TO DO: Nothing after the line with "1200, 1400, 1600];" belongs in the copy; extract the lines below from the top through that line, pictures left out.

── GIVEN MATERIAL ──

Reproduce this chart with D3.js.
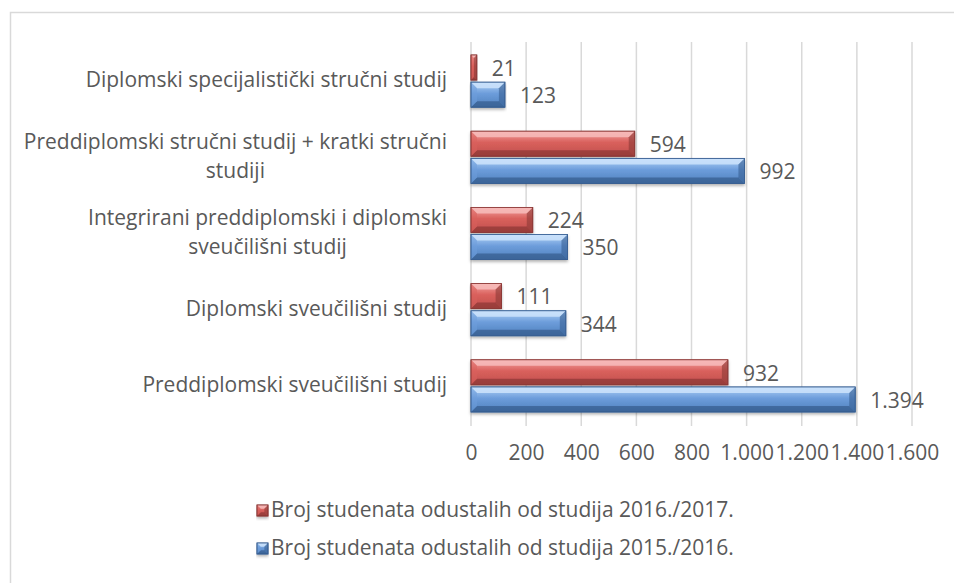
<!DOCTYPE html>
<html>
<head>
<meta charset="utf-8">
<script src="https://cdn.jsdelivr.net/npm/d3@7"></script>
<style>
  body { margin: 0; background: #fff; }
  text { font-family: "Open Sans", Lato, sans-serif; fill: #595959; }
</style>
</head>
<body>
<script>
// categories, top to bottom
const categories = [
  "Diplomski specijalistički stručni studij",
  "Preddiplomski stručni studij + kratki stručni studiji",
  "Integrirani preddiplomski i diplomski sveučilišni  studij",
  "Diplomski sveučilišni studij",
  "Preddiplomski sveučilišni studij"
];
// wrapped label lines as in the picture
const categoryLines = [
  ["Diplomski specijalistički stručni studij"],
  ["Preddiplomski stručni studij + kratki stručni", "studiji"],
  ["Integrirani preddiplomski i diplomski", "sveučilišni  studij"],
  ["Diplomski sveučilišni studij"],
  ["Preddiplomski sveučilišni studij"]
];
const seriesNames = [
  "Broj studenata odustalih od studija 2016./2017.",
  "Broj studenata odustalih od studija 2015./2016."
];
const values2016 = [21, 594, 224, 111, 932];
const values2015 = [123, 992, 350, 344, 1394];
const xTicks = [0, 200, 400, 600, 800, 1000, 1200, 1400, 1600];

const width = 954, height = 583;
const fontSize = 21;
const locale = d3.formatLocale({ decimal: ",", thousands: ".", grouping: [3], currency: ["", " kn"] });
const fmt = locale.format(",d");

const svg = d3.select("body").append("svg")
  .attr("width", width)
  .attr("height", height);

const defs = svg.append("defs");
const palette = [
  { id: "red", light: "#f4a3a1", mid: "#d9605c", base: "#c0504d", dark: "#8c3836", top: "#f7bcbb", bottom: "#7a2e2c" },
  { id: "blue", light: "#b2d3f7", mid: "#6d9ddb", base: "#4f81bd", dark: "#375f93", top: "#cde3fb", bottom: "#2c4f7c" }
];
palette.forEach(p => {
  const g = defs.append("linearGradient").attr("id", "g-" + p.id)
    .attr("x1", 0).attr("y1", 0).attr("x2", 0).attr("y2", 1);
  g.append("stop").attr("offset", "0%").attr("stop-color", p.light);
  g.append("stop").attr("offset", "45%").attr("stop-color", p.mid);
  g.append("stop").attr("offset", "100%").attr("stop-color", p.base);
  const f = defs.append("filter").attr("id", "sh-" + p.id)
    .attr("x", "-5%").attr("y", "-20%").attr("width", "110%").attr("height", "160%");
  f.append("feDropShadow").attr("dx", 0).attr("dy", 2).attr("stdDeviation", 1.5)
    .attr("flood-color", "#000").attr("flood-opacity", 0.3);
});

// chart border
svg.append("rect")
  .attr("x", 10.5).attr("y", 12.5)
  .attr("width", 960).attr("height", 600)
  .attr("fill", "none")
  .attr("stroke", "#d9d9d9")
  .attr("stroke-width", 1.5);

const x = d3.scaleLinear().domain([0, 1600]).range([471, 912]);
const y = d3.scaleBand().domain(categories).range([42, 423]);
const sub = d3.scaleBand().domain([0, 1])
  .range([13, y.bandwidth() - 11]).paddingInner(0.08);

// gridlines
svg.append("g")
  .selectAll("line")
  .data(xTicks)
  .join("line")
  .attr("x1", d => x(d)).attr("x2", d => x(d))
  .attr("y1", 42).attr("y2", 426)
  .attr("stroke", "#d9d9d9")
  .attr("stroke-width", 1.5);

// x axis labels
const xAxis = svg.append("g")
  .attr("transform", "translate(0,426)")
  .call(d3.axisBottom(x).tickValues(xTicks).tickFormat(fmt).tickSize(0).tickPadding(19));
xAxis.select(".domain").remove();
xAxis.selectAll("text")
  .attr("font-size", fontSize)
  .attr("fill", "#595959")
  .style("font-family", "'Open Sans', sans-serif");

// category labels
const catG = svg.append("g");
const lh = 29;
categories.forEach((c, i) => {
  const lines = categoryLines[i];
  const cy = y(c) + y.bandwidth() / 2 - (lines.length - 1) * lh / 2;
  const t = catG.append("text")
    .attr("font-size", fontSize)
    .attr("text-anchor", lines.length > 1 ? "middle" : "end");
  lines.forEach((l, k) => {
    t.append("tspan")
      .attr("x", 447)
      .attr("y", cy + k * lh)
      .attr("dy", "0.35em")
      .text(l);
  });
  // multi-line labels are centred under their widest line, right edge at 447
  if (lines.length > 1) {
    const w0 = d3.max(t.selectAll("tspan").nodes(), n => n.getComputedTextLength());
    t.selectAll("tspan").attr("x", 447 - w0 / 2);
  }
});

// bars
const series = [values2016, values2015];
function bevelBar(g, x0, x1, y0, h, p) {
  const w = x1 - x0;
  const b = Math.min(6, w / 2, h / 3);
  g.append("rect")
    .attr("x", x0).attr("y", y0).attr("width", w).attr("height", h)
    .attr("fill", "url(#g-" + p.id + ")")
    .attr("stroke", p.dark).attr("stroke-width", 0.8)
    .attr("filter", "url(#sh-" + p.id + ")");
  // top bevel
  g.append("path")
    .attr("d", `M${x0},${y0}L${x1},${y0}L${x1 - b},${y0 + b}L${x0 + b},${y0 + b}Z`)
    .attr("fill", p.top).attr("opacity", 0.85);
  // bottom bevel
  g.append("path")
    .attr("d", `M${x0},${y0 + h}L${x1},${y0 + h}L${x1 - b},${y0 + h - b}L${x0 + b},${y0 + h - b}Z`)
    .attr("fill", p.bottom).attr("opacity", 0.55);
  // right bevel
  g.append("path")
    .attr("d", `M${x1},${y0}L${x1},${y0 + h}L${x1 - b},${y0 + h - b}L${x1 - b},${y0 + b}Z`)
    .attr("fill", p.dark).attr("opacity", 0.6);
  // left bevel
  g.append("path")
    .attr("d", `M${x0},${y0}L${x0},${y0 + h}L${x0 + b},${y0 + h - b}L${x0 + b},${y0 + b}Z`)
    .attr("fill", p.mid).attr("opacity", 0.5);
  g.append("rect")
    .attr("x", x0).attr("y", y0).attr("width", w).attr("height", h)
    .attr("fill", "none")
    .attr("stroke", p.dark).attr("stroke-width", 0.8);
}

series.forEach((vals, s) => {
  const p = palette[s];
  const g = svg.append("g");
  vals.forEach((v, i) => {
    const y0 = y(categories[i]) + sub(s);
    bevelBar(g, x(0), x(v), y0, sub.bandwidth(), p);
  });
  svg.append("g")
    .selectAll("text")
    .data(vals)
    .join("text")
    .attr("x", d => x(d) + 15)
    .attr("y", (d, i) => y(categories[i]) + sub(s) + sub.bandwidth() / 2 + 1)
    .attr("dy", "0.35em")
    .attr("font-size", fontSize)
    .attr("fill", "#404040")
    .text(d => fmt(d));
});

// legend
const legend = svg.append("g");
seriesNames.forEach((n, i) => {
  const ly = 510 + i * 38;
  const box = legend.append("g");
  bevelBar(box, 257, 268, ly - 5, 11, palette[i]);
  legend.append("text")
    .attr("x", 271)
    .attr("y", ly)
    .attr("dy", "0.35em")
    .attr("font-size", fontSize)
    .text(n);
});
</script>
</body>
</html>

───

TASK OUTPUT:
Reproduce this chart with D3.js.
<!DOCTYPE html>
<html>
<head>
<meta charset="utf-8">
<script src="https://cdn.jsdelivr.net/npm/d3@7"></script>
<style>
  body { margin: 0; background: #fff; }
  text { font-family: "Open Sans", Lato, sans-serif; fill: #595959; }
</style>
</head>
<body>
<script>
// categories, top to bottom
const categories = [
  "Diplomski specijalistički stručni studij",
  "Preddiplomski stručni studij + kratki stručni studiji",
  "Integrirani preddiplomski i diplomski sveučilišni  studij",
  "Diplomski sveučilišni studij",
  "Preddiplomski sveučilišni studij"
];
// wrapped label lines as in the picture
const categoryLines = [
  ["Diplomski specijalistički stručni studij"],
  ["Preddiplomski stručni studij + kratki stručni", "studiji"],
  ["Integrirani preddiplomski i diplomski", "sveučilišni  studij"],
  ["Diplomski sveučilišni studij"],
  ["Preddiplomski sveučilišni studij"]
];
const seriesNames = [
  "Broj studenata odustalih od studija 2016./2017.",
  "Broj studenata odustalih od studija 2015./2016."
];
const values2016 = [21, 594, 224, 111, 932];
const values2015 = [123, 992, 350, 344, 1394];
const xTicks = [0, 200, 400, 600, 800, 1000, 1200, 1400, 1600];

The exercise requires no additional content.